Going to the Heveningham Hall Concours d’Elegance, deep in the Suffolk countryside of East Anglia, is like stepping back in time. This is no doubt what it would have been like in Georgian times when the Lord of the Manor and local vicar handed out the prizes at the country fair. For, not only is there a Motorsport Concours d’Elegance held in the beautiful gardens at the rear of the majestic house, in the meadows in front of this remarkable Grade 1 listed Georgian mansion built in 1780 by Sir Robert Taylor for Sir Gerald Vanneck. There is also everything that one would expect from traditional country fair. Horses and ponies with little girls atop, à la the cartoonist Norman Thelwell; a dog show and sheep dog trials: food stalls; early tractors; a bungee jump; the Wall of Death; medieval jousting; boating; early aeroplanes including fly pasts from a Spitfire, wearing the photo reconnaissance blue livery of its time serving in Europe from 1944, celebrating the centenary of the Royal Air Force; a quarter mile hill-climb entitled Horsepower Hill where plenty of rubber was laid in the road; and, I am sure somewhere, if I had had the time to find it, candyfloss and the toffee apples reminiscent of my childhood!

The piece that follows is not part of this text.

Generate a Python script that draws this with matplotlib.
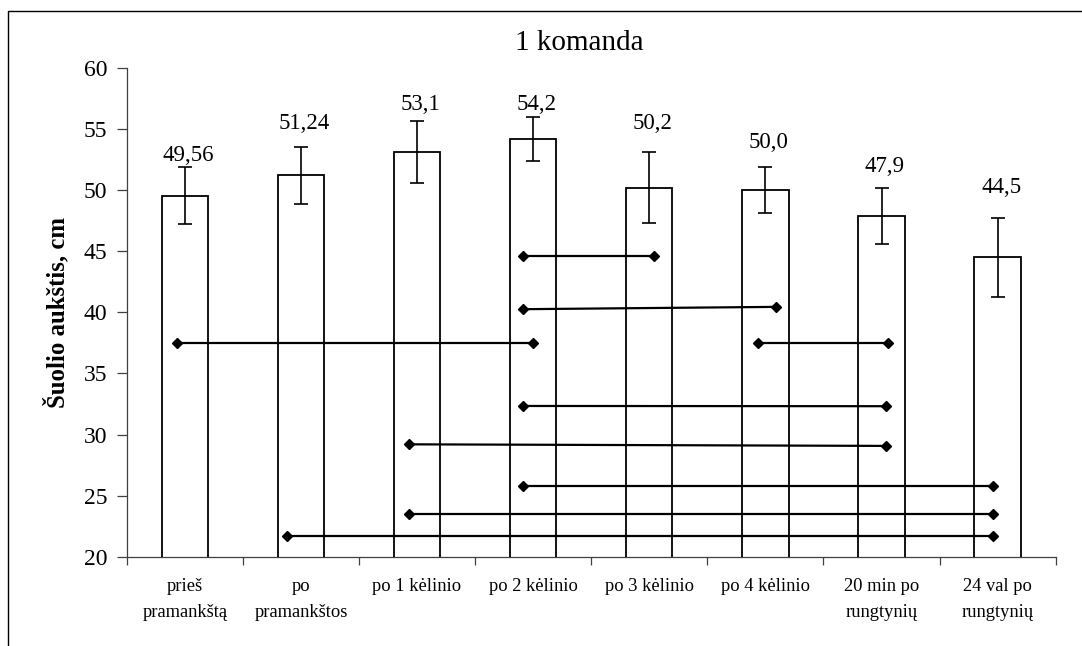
import matplotlib
matplotlib.use('Agg')
import numpy as np
import matplotlib.pyplot as plt
from matplotlib.patches import Rectangle

plt.rcParams['font.family'] = ['Liberation Serif', 'DejaVu Serif']

categories = ['prieš\npramankštą', 'po\npramankštos', 'po 1 kėlinio', 'po 2 kėlinio',
              'po 3 kėlinio', 'po 4 kėlinio', '20 min po\nrungtynių', '24 val po\nrungtynių']
heights = [49.56, 51.24, 53.1, 54.2, 50.2, 50.0, 47.9, 44.5]
value_labels = ['49,56', '51,24', '53,1', '54,2', '50,2', '50,0', '47,9', '44,5']
errors = [2.33, 2.33, 2.54, 1.8, 2.9, 1.86, 2.27, 3.25]
label_y = [52.35, 55.0, 56.58, 56.58, 55.0, 53.47, 51.48, 49.76]

# significant differences: start/end position on category axis, y at start/end
sig_x0 = [2.91, 2.91, -0.07, 4.94, 2.91, 1.93, 2.91, 1.93, 0.88]
sig_x1 = [4.04, 5.09, 3.00, 6.06, 6.04, 6.04, 6.96, 6.96, 6.96]
sig_y0 = [44.65, 40.26, 37.48, 37.48, 32.34, 29.2, 25.81, 23.47, 21.72]
sig_y1 = [44.65, 40.45, 37.48, 37.48, 32.32, 29.07, 25.81, 23.47, 21.72]

fig = plt.figure(figsize=(10.82, 6.46), dpi=100)
ax = fig.add_axes([0.1171, 0.1382, 0.8586, 0.7565])

x = np.arange(len(categories))
ax.bar(x, heights, width=0.4, color='white', edgecolor='black', linewidth=1.3, zorder=2)
ax.errorbar(x, heights, yerr=errors, fmt='none', ecolor='black', elinewidth=1.2,
            capsize=4.7, capthick=1.2, zorder=3)

for xi, lab, ly in zip(x, value_labels, label_y):
    ax.text(xi + 0.03, ly, lab, ha='center', va='baseline', fontsize=16.5)

for a, b, c, d in zip(sig_x0, sig_x1, sig_y0, sig_y1):
    ax.plot([a, b], [c, d], color='black', linewidth=1.6, marker='D', markersize=5.5,
            zorder=4, clip_on=False)

ax.set_xlim(-0.5, 7.5)
ax.set_ylim(20, 60)
ax.set_yticks(np.arange(20, 61, 5))
ax.set_xticks(np.arange(9) - 0.5)
ax.set_xticklabels([])
ax.set_xticks(x, categories, minor=True)
ax.tick_params(axis='x', which='minor', length=0, pad=15, labelsize=13.3)
ax.tick_params(axis='x', which='major', length=6, width=0.9, color='#404040')
ax.tick_params(axis='y', length=7, width=0.9, color='#404040', pad=7, labelsize=17)
for lab in ax.xaxis.get_minorticklabels():
    lab.set_linespacing(1.7)

for side in ['top', 'right']:
    ax.spines[side].set_visible(False)
for side in ['left', 'bottom']:
    ax.spines[side].set_linewidth(0.9)
    ax.spines[side].set_color('#404040')

ax.set_ylabel('Šuolio aukštis, cm', fontsize=17.8, fontweight='bold', labelpad=10)
fig.text(579 / 1082, 1 - 50 / 646, '1 komanda', ha='center', va='baseline', fontsize=21)

# outer chart frame
fig.patches.append(Rectangle((8 / 1082, -0.1), 1.2, 1.1 - 11 / 646,
                             transform=fig.transFigure, fill=False,
                             edgecolor='black', linewidth=1.0))

fig.savefig('out.png', dpi=100)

If you have ever read any of the short stories set in the English countryside by P.G. Wodehouse, you will quickly get the picture. The Blandings Castle of the put-upon Lord Emsworth says it all.
But my time was spent with the other jaw-dropped admirers marvelling at the incredible breadth and depth of the quality of cars brought together on the perfectly manicured terraced green sward (designed by renowned landscape architect Kim Wilkie) at the rear of the home of Ferrari collectors Jon and Lois Hunt.